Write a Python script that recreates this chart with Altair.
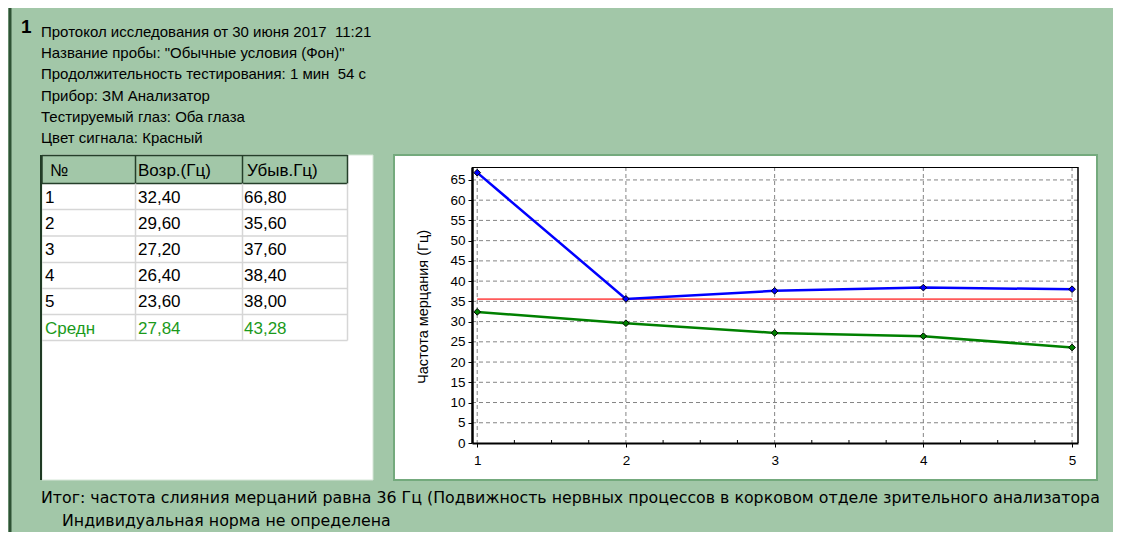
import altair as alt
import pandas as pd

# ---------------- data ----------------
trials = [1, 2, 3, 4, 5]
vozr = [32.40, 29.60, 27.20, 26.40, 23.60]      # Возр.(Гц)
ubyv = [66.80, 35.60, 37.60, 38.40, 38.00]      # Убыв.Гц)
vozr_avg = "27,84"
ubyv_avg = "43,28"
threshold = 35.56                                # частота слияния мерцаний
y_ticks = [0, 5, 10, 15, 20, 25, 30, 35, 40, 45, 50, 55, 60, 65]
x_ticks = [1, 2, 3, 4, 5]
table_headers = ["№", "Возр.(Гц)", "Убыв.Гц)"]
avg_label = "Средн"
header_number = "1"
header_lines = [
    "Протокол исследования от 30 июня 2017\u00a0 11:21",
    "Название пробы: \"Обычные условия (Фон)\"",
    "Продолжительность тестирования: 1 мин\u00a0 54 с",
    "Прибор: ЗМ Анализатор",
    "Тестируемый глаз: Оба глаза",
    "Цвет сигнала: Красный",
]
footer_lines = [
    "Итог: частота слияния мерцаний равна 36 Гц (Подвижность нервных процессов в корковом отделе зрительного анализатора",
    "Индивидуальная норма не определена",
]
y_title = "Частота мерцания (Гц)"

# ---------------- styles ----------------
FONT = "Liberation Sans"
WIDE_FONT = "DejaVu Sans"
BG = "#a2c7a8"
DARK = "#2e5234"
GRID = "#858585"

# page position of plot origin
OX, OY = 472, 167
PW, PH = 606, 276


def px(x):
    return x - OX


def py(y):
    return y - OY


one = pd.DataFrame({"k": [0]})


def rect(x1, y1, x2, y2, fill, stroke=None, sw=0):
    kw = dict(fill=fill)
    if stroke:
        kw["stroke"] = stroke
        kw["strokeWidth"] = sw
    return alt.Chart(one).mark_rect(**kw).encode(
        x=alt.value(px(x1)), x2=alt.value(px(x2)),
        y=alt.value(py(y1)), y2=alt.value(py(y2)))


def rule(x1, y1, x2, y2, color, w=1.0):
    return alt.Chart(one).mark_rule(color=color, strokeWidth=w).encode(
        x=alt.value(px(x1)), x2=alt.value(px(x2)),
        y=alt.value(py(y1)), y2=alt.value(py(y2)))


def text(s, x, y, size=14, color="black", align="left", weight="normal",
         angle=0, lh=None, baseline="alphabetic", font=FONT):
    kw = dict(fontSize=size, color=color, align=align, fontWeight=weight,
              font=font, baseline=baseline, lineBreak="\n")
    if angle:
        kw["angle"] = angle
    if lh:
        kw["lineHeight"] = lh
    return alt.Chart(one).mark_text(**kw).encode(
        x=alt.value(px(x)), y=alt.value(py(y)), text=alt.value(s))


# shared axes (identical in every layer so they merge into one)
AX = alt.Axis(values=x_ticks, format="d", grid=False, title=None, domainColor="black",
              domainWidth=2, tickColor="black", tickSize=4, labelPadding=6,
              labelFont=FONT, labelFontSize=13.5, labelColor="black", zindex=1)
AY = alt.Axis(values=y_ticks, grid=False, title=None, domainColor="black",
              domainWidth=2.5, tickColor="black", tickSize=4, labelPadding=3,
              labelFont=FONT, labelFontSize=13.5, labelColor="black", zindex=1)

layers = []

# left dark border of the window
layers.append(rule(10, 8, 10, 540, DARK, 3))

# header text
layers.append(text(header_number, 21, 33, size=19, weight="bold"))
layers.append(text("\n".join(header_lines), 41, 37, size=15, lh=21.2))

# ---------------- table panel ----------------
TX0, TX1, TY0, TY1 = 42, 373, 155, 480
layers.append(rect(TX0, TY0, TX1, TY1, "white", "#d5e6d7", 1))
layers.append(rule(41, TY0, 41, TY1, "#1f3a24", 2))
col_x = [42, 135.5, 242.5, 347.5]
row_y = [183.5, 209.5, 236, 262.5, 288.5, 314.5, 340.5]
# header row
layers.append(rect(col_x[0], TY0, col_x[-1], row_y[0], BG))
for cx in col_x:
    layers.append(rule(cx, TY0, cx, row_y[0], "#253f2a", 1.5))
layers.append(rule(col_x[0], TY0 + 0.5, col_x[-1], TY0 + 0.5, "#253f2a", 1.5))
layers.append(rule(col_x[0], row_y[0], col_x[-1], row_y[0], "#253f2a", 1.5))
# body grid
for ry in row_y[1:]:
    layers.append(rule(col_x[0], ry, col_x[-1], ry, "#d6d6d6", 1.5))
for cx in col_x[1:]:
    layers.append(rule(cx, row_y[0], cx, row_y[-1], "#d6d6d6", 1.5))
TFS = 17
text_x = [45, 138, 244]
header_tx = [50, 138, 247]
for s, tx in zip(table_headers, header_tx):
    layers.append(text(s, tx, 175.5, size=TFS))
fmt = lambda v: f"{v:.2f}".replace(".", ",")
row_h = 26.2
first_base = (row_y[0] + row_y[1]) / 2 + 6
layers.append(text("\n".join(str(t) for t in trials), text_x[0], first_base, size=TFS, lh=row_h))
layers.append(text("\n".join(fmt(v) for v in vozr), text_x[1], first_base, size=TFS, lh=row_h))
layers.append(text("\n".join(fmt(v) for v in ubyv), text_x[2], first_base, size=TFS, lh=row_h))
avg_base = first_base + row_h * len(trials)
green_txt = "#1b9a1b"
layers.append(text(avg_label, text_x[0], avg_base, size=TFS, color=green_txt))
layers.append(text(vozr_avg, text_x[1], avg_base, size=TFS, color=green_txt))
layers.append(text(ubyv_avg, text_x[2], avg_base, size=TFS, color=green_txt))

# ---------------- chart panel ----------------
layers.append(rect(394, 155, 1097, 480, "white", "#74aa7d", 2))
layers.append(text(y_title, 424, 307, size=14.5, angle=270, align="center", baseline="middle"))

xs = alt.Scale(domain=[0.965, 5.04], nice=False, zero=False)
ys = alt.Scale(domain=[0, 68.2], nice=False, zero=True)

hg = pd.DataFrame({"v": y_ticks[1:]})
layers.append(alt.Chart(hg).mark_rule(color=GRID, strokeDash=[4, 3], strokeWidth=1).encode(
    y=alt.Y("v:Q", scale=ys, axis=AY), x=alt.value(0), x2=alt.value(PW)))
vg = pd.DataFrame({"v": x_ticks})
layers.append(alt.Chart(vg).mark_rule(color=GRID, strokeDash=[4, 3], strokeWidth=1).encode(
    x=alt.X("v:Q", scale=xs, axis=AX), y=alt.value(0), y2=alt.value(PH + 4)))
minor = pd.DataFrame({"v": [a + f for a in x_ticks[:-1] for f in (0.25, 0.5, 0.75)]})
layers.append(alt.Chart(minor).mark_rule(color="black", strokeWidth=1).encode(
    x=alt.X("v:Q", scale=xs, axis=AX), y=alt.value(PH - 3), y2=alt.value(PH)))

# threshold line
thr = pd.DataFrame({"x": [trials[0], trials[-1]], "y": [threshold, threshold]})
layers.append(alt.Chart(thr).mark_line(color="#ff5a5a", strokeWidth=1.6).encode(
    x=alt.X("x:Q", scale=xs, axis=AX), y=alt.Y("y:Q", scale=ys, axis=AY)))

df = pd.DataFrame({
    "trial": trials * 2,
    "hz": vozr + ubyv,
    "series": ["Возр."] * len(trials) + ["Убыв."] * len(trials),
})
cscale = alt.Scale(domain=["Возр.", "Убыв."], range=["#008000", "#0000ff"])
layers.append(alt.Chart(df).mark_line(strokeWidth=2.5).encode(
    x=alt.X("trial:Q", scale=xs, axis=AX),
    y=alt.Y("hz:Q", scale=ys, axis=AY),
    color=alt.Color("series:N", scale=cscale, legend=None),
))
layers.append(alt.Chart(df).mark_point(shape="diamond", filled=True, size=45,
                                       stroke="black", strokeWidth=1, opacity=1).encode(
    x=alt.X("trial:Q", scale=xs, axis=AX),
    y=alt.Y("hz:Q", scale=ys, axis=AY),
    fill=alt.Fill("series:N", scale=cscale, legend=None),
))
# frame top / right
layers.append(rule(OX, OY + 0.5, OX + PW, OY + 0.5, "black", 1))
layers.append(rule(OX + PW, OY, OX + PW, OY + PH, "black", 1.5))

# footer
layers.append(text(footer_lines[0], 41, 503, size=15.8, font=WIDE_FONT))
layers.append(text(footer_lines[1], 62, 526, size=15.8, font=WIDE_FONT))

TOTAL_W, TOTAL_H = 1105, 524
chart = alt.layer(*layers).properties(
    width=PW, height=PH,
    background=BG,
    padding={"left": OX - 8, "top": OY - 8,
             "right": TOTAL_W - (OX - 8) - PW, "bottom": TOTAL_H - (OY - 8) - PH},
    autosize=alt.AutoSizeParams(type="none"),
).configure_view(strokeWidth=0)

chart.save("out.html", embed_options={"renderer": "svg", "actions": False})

++++

_What to do_: Starting with the first line of the data above and ending with the line containing "import pandas as pd", please restate every line exactly, leaving images out.

_Response below_:
Write a Python script that recreates this chart with Altair.
import altair as alt
import pandas as pd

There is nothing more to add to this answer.